Unspeakable evil visited Orlando over the weekend.
More than a tragedy. More than a disaster.
In trying to make sense of events like this, we’re all capable of saying something stupid.
Christians are no exception to this. Sometimes we say dumb things. Things that hurt when we’re trying to help.
In this, and other past events (sadly, there are just so many of them) I’ve noticed five dumb things Christians tend to say.
1. “This is an opportunity for the church…”
Evil acts are not opportunities. They’re just evil.
Can God redeem them? Of course. That’s the central principle of the gospel – how the crucifixion and resurrection of Jesus overcame evil with good.
But when we use words like ‘opportunity’ we sound – well – opportunistic.
This is not the time to look for an angle. It’s time for prayer, grief, compassion and love without agenda.
Of course, it’s always time for that. But now more than ever.
2. “This is God’s wrath for…”
We live in a sinful, broken world. We’re the ones who broke it. And we break it a little more every day.
Evil acts, like the terrorism of last weekend, are prime evidence of that brokenness and of our inherent sinfulness. The sinfulness we all share.
No matter why the terrorist targeted that club, one thing is clear. He wasn’t sent by God.
If you think he was, then you have to be in favor of what happened. No believer in the Prince of Peace can do that.
3. “Did you hear…?”
Rumors are coming.
And conspiracy theories.
They always do, following incidents like this.
Followers of Jesus must always speak with grace and truth. Not innuendo and rumor.
Resist the urge to pass along any news that hasn’t been proven by reliable sources. There’s enough misinformation out there without Christians starting or sharing untruths.
4. “I don’t agree with their lifestyle, (or politics, or religion, or…) but…”

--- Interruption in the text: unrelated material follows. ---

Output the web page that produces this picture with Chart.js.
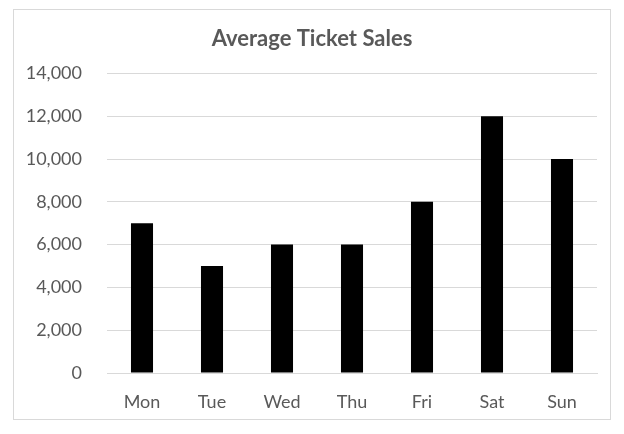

When people are in pain, why even mention our differences?
I don’t care what side of the moral, religious, political, ethnic or sexual fence you’re on right now. Even if you’re not on my side.
In the face of massive loss due to horrifying evil, we need to concentrate on our common humanity.
5. “Everything happens for a reason”
No. It just doesn’t.
Evil has no reason. It is anti-reason. And anti-love.